French Apple Cake
Published September 1, 2012. From Cook's Illustrated.
Serves 8 to 10.
Why this recipe works:
For our own version of this classic French dessert, we wanted the best of both worlds: a dessert with a custardy, apple-rich base beneath a light, cakelike topping. To ensure that the apple slices softened fully, we microwaved them briefly to break the enzyme responsible for firming up pectin. And to create two differently textured layers from one batter, we divided the batter and added egg yolks to one part to make the custardy base and flour to the rest to form the cake layer above it.
The microwaved apples should be pliable but not completely soft when cooked. To test for doneness, take one apple slice and try to bend it. If it snaps in half, it’s too firm; microwave it for an additional 30 seconds and test again. If Calvados is unavailable, 1 tablespoon of apple brandy or white rum can be substituted.
- 1 1/2 pounds Granny Smith apples , peeled, cored, cut into 8 wedges, and sliced 1/8 inch thick crosswise
- 1 tablespoon Calvados (I used brandy)
- 1 teaspoon lemon juice
- 1 cup (5 ounces) plus 2 tablespoons all-purpose flour
- 1 cup (7 ounces) plus 1 tablespoon granulated sugar
- 2 teaspoons baking powder
- 1/2 teaspoon salt
- 1 large egg plus 2 large yolks
- 1 cup vegetable oil
- 1 cup whole milk
- 1 teaspoon vanilla extract
- Confectioners' sugar
1. Adjust oven rack to lower-middle position and heat oven to 325 degrees. Spray 9-inch springform pan with vegetable oil spray. Place prepared pan on rimmed baking sheet lined with aluminum foil. Place apple slices into microwave-safe pie plate, cover, and microwave until apples are pliable and slightly translucent, about 3 minutes. Toss apple slices with Calvados and lemon juice and let cool for 15 minutes.
2. Whisk 1 cup flour, 1 cup granulated sugar, baking powder, and salt together in bowl. Whisk egg, oil, milk, and vanilla together in second bowl until smooth. Add dry ingredients to wet ingredients and whisk until just combined. Transfer 1 cup batter to separate bowl and set aside.
3. Add egg yolks to remaining batter and whisk to combine. Using spatula, gently fold in cooled apples. Transfer batter to prepared pan; using offset spatula, spread batter evenly to pan edges, gently pressing on apples to create even, compact layer, and smooth surface.
4. Whisk remaining 2 tablespoons flour into reserved batter. Pour over batter in pan and spread batter evenly to pan edges and smooth surface. Sprinkle remaining 1 tablespoon granulated sugar evenly over cake.
5. Bake until center of cake is set, toothpick inserted in center comes out clean, and top is golden brown, about 1¼ hours. Transfer pan to wire rack; let cool for 5 minutes. Run paring knife around sides of pan and let cool completely, 2 to 3 hours. Dust lightly with confectioners’ sugar, cut into wedges, and serve.
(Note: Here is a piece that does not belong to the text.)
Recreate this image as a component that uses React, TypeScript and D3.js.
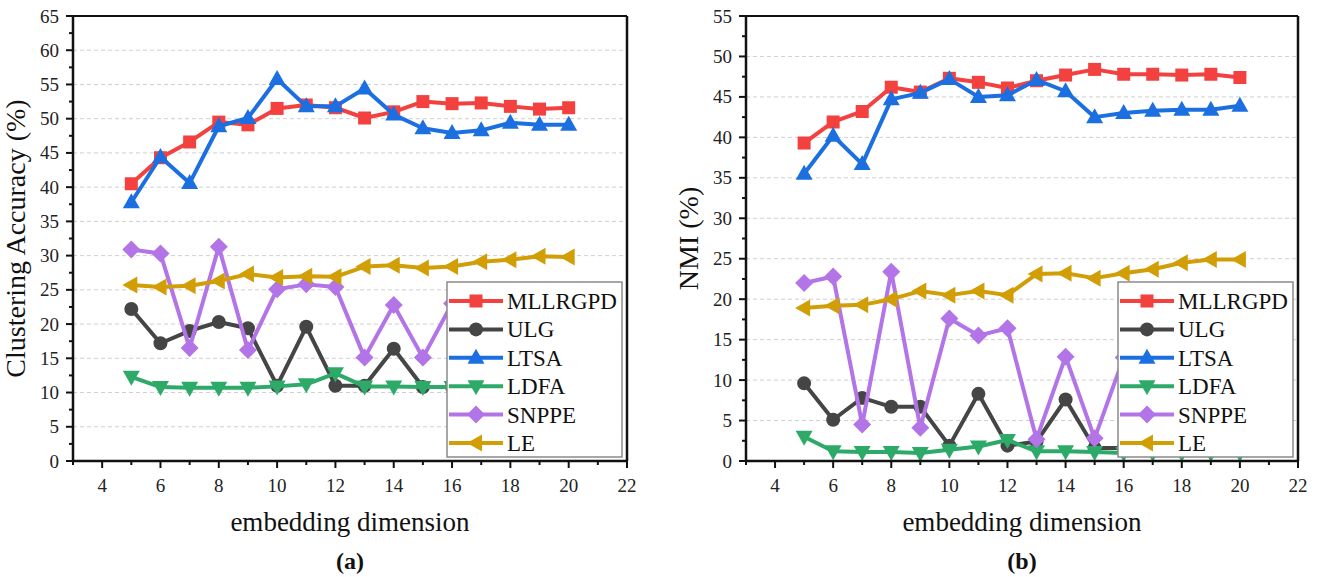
import React from 'react';
import * as d3 from 'd3';

// embedding dimension
const dims = [5, 6, 7, 8, 9, 10, 11, 12, 13, 14, 15, 16, 17, 18, 19, 20];
const methods = ['MLLRGPD', 'ULG', 'LTSA', 'LDFA', 'SNPPE', 'LE'];

// (a) clustering accuracy (%)
const accMLLRGPD = [40.5, 44.3, 46.6, 49.5, 49.1, 51.5, 52.0, 51.6, 50.1, 51.0, 52.5, 52.2, 52.3, 51.8, 51.4, 51.6];
const accULG = [22.2, 17.2, 19.0, 20.3, 19.4, 11.0, 19.6, 11.0, 11.0, 16.4, 10.8, 10.8, 10.8, 10.8, 10.8, 10.8];
const accLTSA = [37.8, 44.4, 40.6, 48.9, 50.1, 55.8, 51.8, 51.8, 54.4, 50.6, 48.6, 47.9, 48.3, 49.4, 49.1, 49.1];
const accLDFA = [12.3, 10.8, 10.7, 10.7, 10.7, 10.9, 11.2, 12.8, 10.9, 10.9, 10.8, 10.8, 10.8, 10.8, 10.8, 10.8];
const accSNPPE = [30.9, 30.3, 16.5, 31.3, 16.2, 25.1, 25.8, 25.4, 15.1, 22.8, 15.1, 23.0, 16.0, 22.0, 15.0, 20.0];
const accLE = [25.7, 25.4, 25.6, 26.3, 27.3, 26.8, 27.0, 26.9, 28.4, 28.6, 28.2, 28.4, 29.1, 29.4, 29.9, 29.8];

// (b) NMI (%)
const nmiMLLRGPD = [39.3, 41.9, 43.2, 46.2, 45.6, 47.3, 46.8, 46.1, 47.0, 47.7, 48.4, 47.8, 47.8, 47.7, 47.8, 47.4];
const nmiULG = [9.6, 5.1, 7.8, 6.7, 6.7, 1.9, 8.3, 1.9, 2.4, 7.6, 1.6, 1.6, 1.6, 1.6, 1.6, 1.6];
const nmiLTSA = [35.5, 40.2, 36.7, 44.7, 45.5, 47.2, 45.0, 45.2, 47.1, 45.7, 42.5, 43.0, 43.3, 43.4, 43.4, 43.9];
const nmiLDFA = [3.0, 1.2, 1.1, 1.1, 1.0, 1.4, 1.8, 2.6, 1.2, 1.2, 1.1, 1.0, 1.0, 1.0, 1.0, 1.0];
const nmiSNPPE = [22.0, 22.8, 4.5, 23.4, 4.1, 17.6, 15.5, 16.4, 2.7, 12.9, 2.8, 12.8, 8.0, 12.0, 6.0, 10.0];
const nmiLE = [18.9, 19.2, 19.3, 20.0, 21.0, 20.5, 21.0, 20.5, 23.1, 23.2, 22.6, 23.2, 23.7, 24.5, 24.9, 24.9];

const colors = ['#f2413f', '#454545', '#1b6fe0', '#2eaa68', '#b274e6', '#d19e06'];
const shapes = ['square', 'circle', 'up', 'down', 'diamond', 'left'];
const font = '"Liberation Serif", "Times New Roman", serif';

function marker(shape: string, x: number, y: number) {
  if (shape === 'square') return `M${x - 6.5},${y - 6.5}h13v13h-13Z`;
  if (shape === 'circle') return `M${x - 7},${y}a7,7 0 1,0 14,0a7,7 0 1,0 -14,0Z`;
  if (shape === 'up') return `M${x},${y - 9}L${x + 8.5},${y + 6}L${x - 8.5},${y + 6}Z`;
  if (shape === 'down') return `M${x},${y + 9}L${x + 8.5},${y - 6}L${x - 8.5},${y - 6}Z`;
  if (shape === 'diamond') return `M${x},${y - 9}L${x + 9},${y}L${x},${y + 9}L${x - 9},${y}Z`;
  return `M${x - 9},${y}L${x + 6},${y - 8.5}L${x + 6},${y + 8.5}Z`;
}

function Panel({ left, right, yMax, yTitle, tag, series, legendX }: any) {
  const top = 16, bottom = 461;
  const x = d3.scaleLinear().domain([3, 22]).range([left, right]);
  const y = d3.scaleLinear().domain([0, yMax]).range([bottom, top]);
  const line = d3.line<number>().x((_, i) => x(dims[i])).y(d => y(d));
  const majorY = d3.range(0, yMax + 0.1, 5);
  const minorY = d3.range(2.5, yMax, 5);
  const majorX = d3.range(4, 23, 2);
  const minorX = d3.range(3, 22, 2);
  const cx = (left + right) / 2;
  const legTop = 282, rowH = 28.4;

  return (
    <g fontFamily={font}>
      {majorY.filter(v => v > 0 && v < yMax).map(v => (
        <line key={'g' + v} x1={left} x2={right} y1={y(v)} y2={y(v)} stroke="#cfcfcf" strokeWidth={1} strokeDasharray="4,3" />
      ))}
      {series.map((vals: number[], k: number) => (
        <g key={methods[k]}>
          <path d={line(vals) as string} fill="none" stroke={colors[k]} strokeWidth={4} strokeLinejoin="round" />
          {vals.map((v, i) => (
            <path key={i} d={marker(shapes[k], x(dims[i]), y(v))} fill={colors[k]} />
          ))}
        </g>
      ))}
      {/* legend */}
      <rect x={legendX} y={legTop} width={175} height={175} fill="#fff" stroke="#8a8a8a" strokeWidth={1.5} />
      {methods.map((m, k) => {
        const ly = legTop + 19 + k * rowH;
        return (
          <g key={'l' + m}>
            <line x1={legendX + 2} x2={legendX + 56} y1={ly} y2={ly} stroke={colors[k]} strokeWidth={4} />
            <path d={marker(shapes[k], legendX + 29, ly)} fill={colors[k]} />
            <text x={legendX + 60} y={ly + 8} fontSize={23} fill="#111">{m}</text>
          </g>
        );
      })}
      {/* frame */}
      <line x1={left} x2={right} y1={top} y2={top} stroke="#111" strokeWidth={2} />
      <line x1={right} x2={right} y1={top} y2={bottom} stroke="#111" strokeWidth={2.5} />
      <line x1={left} x2={left} y1={top - 1} y2={bottom + 1} stroke="#111" strokeWidth={2.5} />
      <line x1={left - 1} x2={right + 1} y1={bottom} y2={bottom} stroke="#111" strokeWidth={2.5} />
      {majorY.map(v => (
        <g key={'ty' + v}>
          <line x1={left - 7} x2={left} y1={y(v)} y2={y(v)} stroke="#111" strokeWidth={2} />
          <text x={left - 14} y={y(v) + 6.5} fontSize={19} textAnchor="end" fill="#222">{v}</text>
        </g>
      ))}
      {minorY.map(v => (
        <line key={'my' + v} x1={left - 4} x2={left} y1={y(v)} y2={y(v)} stroke="#111" strokeWidth={2} />
      ))}
      {majorX.map(v => (
        <g key={'tx' + v}>
          <line x1={x(v)} x2={x(v)} y1={bottom} y2={bottom + 7} stroke="#111" strokeWidth={2} />
          <text x={x(v)} y={bottom + 31} fontSize={19} textAnchor="middle" fill="#222">{v}</text>
        </g>
      ))}
      {minorX.map(v => (
        <line key={'mx' + v} x1={x(v)} x2={x(v)} y1={bottom} y2={bottom + 4} stroke="#111" strokeWidth={2} />
      ))}
      <text x={cx} y={531} fontSize={27} textAnchor="middle" fill="#111">embedding dimension</text>
      <text x={cx} y={569} fontSize={24} fontWeight="bold" textAnchor="middle" fill="#111">{tag}</text>
      <text transform={`translate(${left - 48},${(top + bottom) / 2}) rotate(-90)`} fontSize={28} textAnchor="middle" fill="#111">{yTitle}</text>
    </g>
  );
}

export default function App() {
  return (
    <svg width={1320} height={577} style={{ position: 'absolute', left: 0, top: 0, background: '#fff' }}>
      <rect width={1320} height={577} fill="#fff" />
      <Panel left={73} right={627} yMax={65} yTitle="Clustering Accuracy (%)" tag="(a)" legendX={447}
        series={[accMLLRGPD, accULG, accLTSA, accLDFA, accSNPPE, accLE]} />
      <Panel left={746} right={1298} yMax={55} yTitle="NMI (%)" tag="(b)" legendX={1118}
        series={[nmiMLLRGPD, nmiULG, nmiLTSA, nmiLDFA, nmiSNPPE, nmiLE]} />
    </svg>
  );
}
Batter Up: It's a Two-for-One
To produce this cake’s distinct layers, we started with a simple base batter and, with key additions, made it work in two ways.
CAKE: Adding extra flour to 1 cup of the base batter created a tender, airy top.
CUSTARD: Adding two extra yolks to the rest of the base batter created a creamy, dense bottom.
Ensuring Tender Apples
Why do apples that go straight into the cake batter bake up too firm, while those same raw apples come out soft and tender if microwaved a bit before heading into the oven? Common sense might suggest that precooking simply hastens the fruit’s breakdown. But there’s more to the answer than that. As so often happens in cooking, an enzyme is involved, in this case a temperature-sensitive enzyme called pectin methylesterase (PME). As the batter’s temperature climbs and lingers between 120 and 160 degrees, the PME sets the pectin in the fruit, so the slices will remain relatively firm no matter how long they are cooked. The catch, though, is that the PME is deactivated at temperatures above 160 degrees. Enter the microwave. A three-minute zap quickly brings the apples to 180 degrees—high enough to permanently kill any activity of the PME—so the precooked fruit emerges fully soft in the finished cake.
We even double-checked the science with a side test: heating vacuum-sealed batches of both raw and microwaved apples in a sous vide machine to the final temperature of the cake (208 degrees) for the same amount of time it bakes (1¼ hours). The microwaved apples were predictably tender, while the slices that we didn’t microwave remained firm. Furthermore, these slices never fully softened, even after we continued to cook them for another 40 minutes.